Uma vez feito o rebaixamento do canal de acesso, a BTS apresenta a vantagem de não precisar das frequentes e constantes dragagens de manutenção, como as que são requeridas, por exemplo, pelo porto de Santos, o mais importante do país, e que já estará recebendo esses navios a partir de 2026. Para não perder o passo, a janela de oportunidade é, portanto, bastante curta. As decisões precisam ser tomadas agora.

É que a BTS precisa estar preparada para ser um dos Hub-Ports brasileiros. O aumento do tamanho dos navios é que determina essa necessidade de aprofundamento do canal. Embora os armadores tenham grande poder de decisão sobre a definição dos hub-port por todo o mundo, só podem atracar os seus grandes navios onde existirem condições adequadas para sua operação.
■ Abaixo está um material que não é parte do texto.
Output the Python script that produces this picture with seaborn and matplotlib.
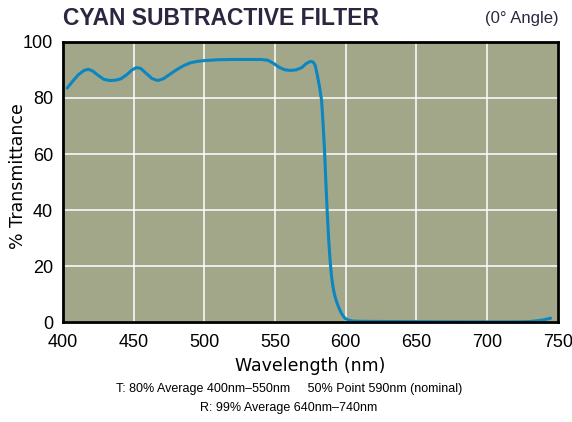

Na América Latina, pela costa do Pacífico, a decisão já está tomada: a Cosco constrói em Chancay, no Peru, o porto que atenderá a toda a região sulamericana. Na costa Atlântica, contudo, esta opção ainda está por ser feita. Mas o Brasil, pelo porte de sua economia e pela vasta extensão litorânea, haverá de ter pelo menos mais de um hub-port.

O isolamento logístico da Bahia tem sido discutido em função da nova malha ferroviária nacional e o vencimento da concessão da FCA. Mas a logística requer soluções sistêmicas e integradas e, neste sentido, a articulação entre ferrovias e portos é indispensável.

A BTS precisa se tornar escala tecnicamente viável para navios de longo curso das classes ULCS (porta contêineres) e VLCC (petroleiros). Nas rotas internacionais, por sua localização, a BTS tende a ser o primeiro ou último porto a ser escalado no Brasil. Assim, precisa ter as melhores condições operacionais, porque sempre receberá os navios com maior volume de carga a bordo. Isto, por outro lado, oferece vantagens em relação à cabotagem, conformando um polo de concentração e distribuição de cargas.

Quem já foi o “Porto do Brasil” não pode ser rebaixado à condição de porto local, nesse novo ciclo de redefinição das linhas de navegação de longo curso, mundo afora.

Waldeck Ornélas é especialista em planejamento urbano-regional. Autor de Cidades e Municípios: gestão e planejamento.